The underlying message was that the US Ambassador did not approve of the way in which the Government of Zimbabwe had enabled the same vana vevhu to repossess that land, therefore, the illegal Anglo-Saxon sanctions, including the Zimbabwe Democracy and Economic Recovery Act (ZDERA) of the US would not be lifted.

It is most significant that the demonstrations against the US Ambassador took place in Manicaland.  

It is most significant that the demonstrators clearly pointed out that sanctions had the effect of destroying the local communities’ ability to help themselves, to develop themselves.  

It is significant that the Financial Gazette did not invite Zimbabwean responses to Ray’s letter.  

It is profound that, to this day, the Financial Gazette has not bothered to research objectively the sanctions story along the lines other countries have documented experiences of ordinary people under sanctions.

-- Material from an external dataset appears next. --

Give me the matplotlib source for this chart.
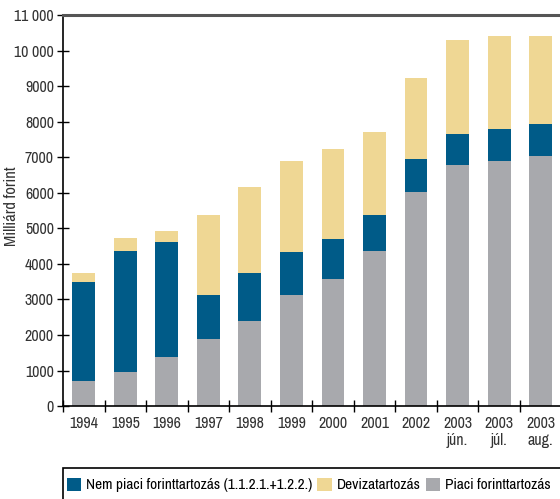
import numpy as np
import matplotlib.pyplot as plt
from matplotlib import font_manager
from matplotlib.patches import Rectangle

# narrow font if one is installed, otherwise a smaller Liberation Sans
fonts = font_manager.fontManager.ttflist
narrow = sorted({f.name for f in fonts if 'Narrow' in f.name or 'Condensed' in f.name})
if narrow:
    plt.rcParams['font.family'] = [narrow[0], 'DejaVu Sans']
    fs, fs_leg = 11.5, 11
else:
    plt.rcParams['font.family'] = ['Liberation Sans', 'DejaVu Sans']
    fs, fs_leg = 9.5, 9

labels = ['1994', '1995', '1996', '1997', '1998', '1999', '2000', '2001', '2002',
          '2003\njún.', '2003\njúl.', '2003\naug.']
piaci = [700, 960, 1380, 1880, 2390, 3120, 3570, 4360, 6020, 6780, 6890, 7030]
nem_piaci = [2790, 3400, 3230, 1240, 1350, 1210, 1130, 1010, 930, 870, 900, 900]
deviza = [250, 370, 310, 2250, 2420, 2560, 2530, 2340, 2280, 2650, 2620, 2480]

c_blue = '#005b88'
c_yellow = '#efd794'
c_gray = '#a8a9ad'

fig = plt.figure(figsize=(5.6, 4.99), dpi=100)
ax = fig.add_axes([0.1125, 0.186, 0.89, 0.784])

x = np.arange(len(labels))
w = 0.55
piaci = np.array(piaci)
nem_piaci = np.array(nem_piaci)
deviza = np.array(deviza)
ax.bar(x, piaci, w, color=c_gray, label='Piaci forinttartozás')
ax.bar(x, nem_piaci, w, bottom=piaci, color=c_blue,
       label='Nem piaci forinttartozás (1.1.2.1.+1.2.2.)')
ax.bar(x, deviza, w, bottom=piaci + nem_piaci, color=c_yellow, label='Devizatartozás')

ax.set_xlim(-0.5, 11.5)
ax.set_ylim(0, 11000)
yt = np.arange(0, 11001, 1000)
ax.set_yticks(yt)
ax.set_yticklabels([f'{v:,}'.replace(',', ' ') if v >= 10000 else str(v) for v in yt])
ax.set_xticks(x)
ax.set_xticklabels(labels)
ax.set_xticks(np.arange(-0.5, 11.6, 1), minor=True)
ax.tick_params(axis='x', which='major', length=0, labelsize=fs, pad=7, colors='#333333')
ax.tick_params(axis='x', which='minor', direction='inout', length=8, width=1)
ax.tick_params(axis='y', direction='inout', length=9, width=1, labelsize=fs,
               colors='#333333', pad=2)
ax.tick_params(axis='both', color='black')

ax.spines['right'].set_visible(False)
ax.spines['top'].set_color('#555555')
ax.spines['top'].set_linewidth(2.2)
ax.spines['left'].set_linewidth(1.2)
ax.spines['bottom'].set_linewidth(1.2)
ax.set_ylabel('Milliárd forint', fontsize=fs + 0.5, color='#333333')
ax.yaxis.set_label_coords(-0.088, 0.51)

# legend box at the bottom
fig.patches.append(Rectangle((0.1125, -0.02), 0.95, 0.082, transform=fig.transFigure,
                             fill=False, edgecolor='black', linewidth=1.2))
h, l = ax.get_legend_handles_labels()
order = [1, 2, 0]
fig.legend([h[i] for i in order], [l[i] for i in order], ncol=3, frameon=False,
           loc='center left', bbox_to_anchor=(0.119, 0.028), fontsize=fs_leg,
           handlelength=0.95, handleheight=0.95, handletextpad=0.3, columnspacing=0.35,
           borderaxespad=0, borderpad=0)

fig.savefig('out.png', dpi=100)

It is indeed profound that, as late as February 28 2019, the Daily News would seek out the sanctions deniers such as Arthur Mutambara whom it cited as saying: “Stop ranting against sanctions,” without asking him what his investment is in the sanctions and without asking how a full Professor, who is supposed to be a scientist, can suddenly and casually shed his scientific outlook on everything as if science was just a skin which a snake can just shed without stopping to think twice.  

What scientific studies of sanctions has this Professor of robotics done to be able to speak like that?

Western sanctions were responsible for the deaths of 600 000 Iraqi children between 1991 and 2003, mostly through the destruction of health services and the deterioration of infrastructure for water and sanitation.

We saw similar destruction and deterioration here prior to Cyclone Idai.